= INSTRUCTIONS FOR THE TASK =
In your copy, include every line of the listing below exactly but none of the pictures.

= DATASET CONTENT =
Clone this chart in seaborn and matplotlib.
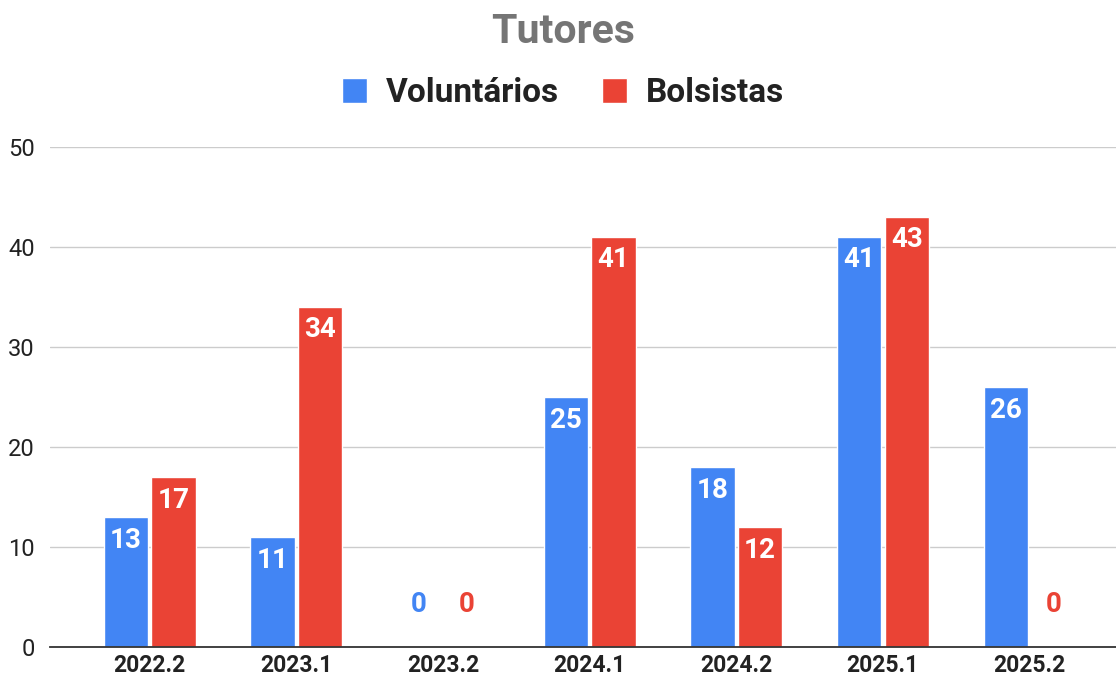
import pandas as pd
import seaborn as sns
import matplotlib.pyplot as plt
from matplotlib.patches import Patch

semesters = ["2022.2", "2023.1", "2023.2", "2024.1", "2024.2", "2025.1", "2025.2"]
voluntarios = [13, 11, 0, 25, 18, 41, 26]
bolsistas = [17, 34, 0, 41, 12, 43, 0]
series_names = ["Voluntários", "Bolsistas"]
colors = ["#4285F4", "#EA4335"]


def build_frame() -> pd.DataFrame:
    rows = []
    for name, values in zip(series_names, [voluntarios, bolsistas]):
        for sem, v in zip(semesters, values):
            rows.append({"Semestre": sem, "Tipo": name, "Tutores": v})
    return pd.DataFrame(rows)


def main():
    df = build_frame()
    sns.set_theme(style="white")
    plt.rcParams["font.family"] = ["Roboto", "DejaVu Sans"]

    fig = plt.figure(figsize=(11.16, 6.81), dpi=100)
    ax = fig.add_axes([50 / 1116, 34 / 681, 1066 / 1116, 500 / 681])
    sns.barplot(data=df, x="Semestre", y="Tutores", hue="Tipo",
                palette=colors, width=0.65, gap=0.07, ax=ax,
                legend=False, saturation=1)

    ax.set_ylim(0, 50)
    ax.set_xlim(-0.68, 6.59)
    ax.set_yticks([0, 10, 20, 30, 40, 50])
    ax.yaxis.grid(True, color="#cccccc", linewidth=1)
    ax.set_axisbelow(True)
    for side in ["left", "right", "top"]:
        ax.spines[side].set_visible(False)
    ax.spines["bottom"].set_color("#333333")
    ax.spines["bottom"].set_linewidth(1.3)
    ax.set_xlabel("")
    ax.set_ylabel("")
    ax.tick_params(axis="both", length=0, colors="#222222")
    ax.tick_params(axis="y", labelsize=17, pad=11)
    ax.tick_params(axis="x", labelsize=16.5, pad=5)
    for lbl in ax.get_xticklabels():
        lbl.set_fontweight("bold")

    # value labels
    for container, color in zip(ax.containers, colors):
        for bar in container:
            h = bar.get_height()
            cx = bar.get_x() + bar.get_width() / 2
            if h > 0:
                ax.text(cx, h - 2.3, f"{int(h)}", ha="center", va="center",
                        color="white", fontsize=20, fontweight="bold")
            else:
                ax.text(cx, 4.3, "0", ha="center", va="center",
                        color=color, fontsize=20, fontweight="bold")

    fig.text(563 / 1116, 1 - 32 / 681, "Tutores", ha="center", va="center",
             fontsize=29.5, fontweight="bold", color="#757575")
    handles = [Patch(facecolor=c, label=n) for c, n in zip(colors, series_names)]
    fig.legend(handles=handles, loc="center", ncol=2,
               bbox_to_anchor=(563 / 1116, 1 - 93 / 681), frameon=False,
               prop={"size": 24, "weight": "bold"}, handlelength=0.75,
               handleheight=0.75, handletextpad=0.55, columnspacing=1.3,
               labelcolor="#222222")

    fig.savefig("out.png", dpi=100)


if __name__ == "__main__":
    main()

= RESULT OF THIS TASK =
Clone this chart in seaborn and matplotlib.
import pandas as pd
import seaborn as sns
import matplotlib.pyplot as plt
from matplotlib.patches import Patch

semesters = ["2022.2", "2023.1", "2023.2", "2024.1", "2024.2", "2025.1", "2025.2"]
voluntarios = [13, 11, 0, 25, 18, 41, 26]
bolsistas = [17, 34, 0, 41, 12, 43, 0]
series_names = ["Voluntários", "Bolsistas"]
colors = ["#4285F4", "#EA4335"]


def build_frame() -> pd.DataFrame:
    rows = []
    for name, values in zip(series_names, [voluntarios, bolsistas]):
        for sem, v in zip(semesters, values):
            rows.append({"Semestre": sem, "Tipo": name, "Tutores": v})
    return pd.DataFrame(rows)


def main():
    df = build_frame()
    sns.set_theme(style="white")
    plt.rcParams["font.family"] = ["Roboto", "DejaVu Sans"]

    fig = plt.figure(figsize=(11.16, 6.81), dpi=100)
    ax = fig.add_axes([50 / 1116, 34 / 681, 1066 / 1116, 500 / 681])
    sns.barplot(data=df, x="Semestre", y="Tutores", hue="Tipo",
                palette=colors, width=0.65, gap=0.07, ax=ax,
                legend=False, saturation=1)

    ax.set_ylim(0, 50)
    ax.set_xlim(-0.68, 6.59)
    ax.set_yticks([0, 10, 20, 30, 40, 50])
    ax.yaxis.grid(True, color="#cccccc", linewidth=1)
    ax.set_axisbelow(True)
    for side in ["left", "right", "top"]:
        ax.spines[side].set_visible(False)
    ax.spines["bottom"].set_color("#333333")
    ax.spines["bottom"].set_linewidth(1.3)
    ax.set_xlabel("")
    ax.set_ylabel("")
    ax.tick_params(axis="both", length=0, colors="#222222")
    ax.tick_params(axis="y", labelsize=17, pad=11)
    ax.tick_params(axis="x", labelsize=16.5, pad=5)
    for lbl in ax.get_xticklabels():
        lbl.set_fontweight("bold")

    # value labels
    for container, color in zip(ax.containers, colors):
        for bar in container:
            h = bar.get_height()
            cx = bar.get_x() + bar.get_width() / 2
            if h > 0:
                ax.text(cx, h - 2.3, f"{int(h)}", ha="center", va="center",
                        color="white", fontsize=20, fontweight="bold")
            else:
                ax.text(cx, 4.3, "0", ha="center", va="center",
                        color=color, fontsize=20, fontweight="bold")

    fig.text(563 / 1116, 1 - 32 / 681, "Tutores", ha="center", va="center",
             fontsize=29.5, fontweight="bold", color="#757575")
    handles = [Patch(facecolor=c, label=n) for c, n in zip(colors, series_names)]
    fig.legend(handles=handles, loc="center", ncol=2,
               bbox_to_anchor=(563 / 1116, 1 - 93 / 681), frameon=False,
               prop={"size": 24, "weight": "bold"}, handlelength=0.75,
               handleheight=0.75, handletextpad=0.55, columnspacing=1.3,
               labelcolor="#222222")

    fig.savefig("out.png", dpi=100)


if __name__ == "__main__":
    main()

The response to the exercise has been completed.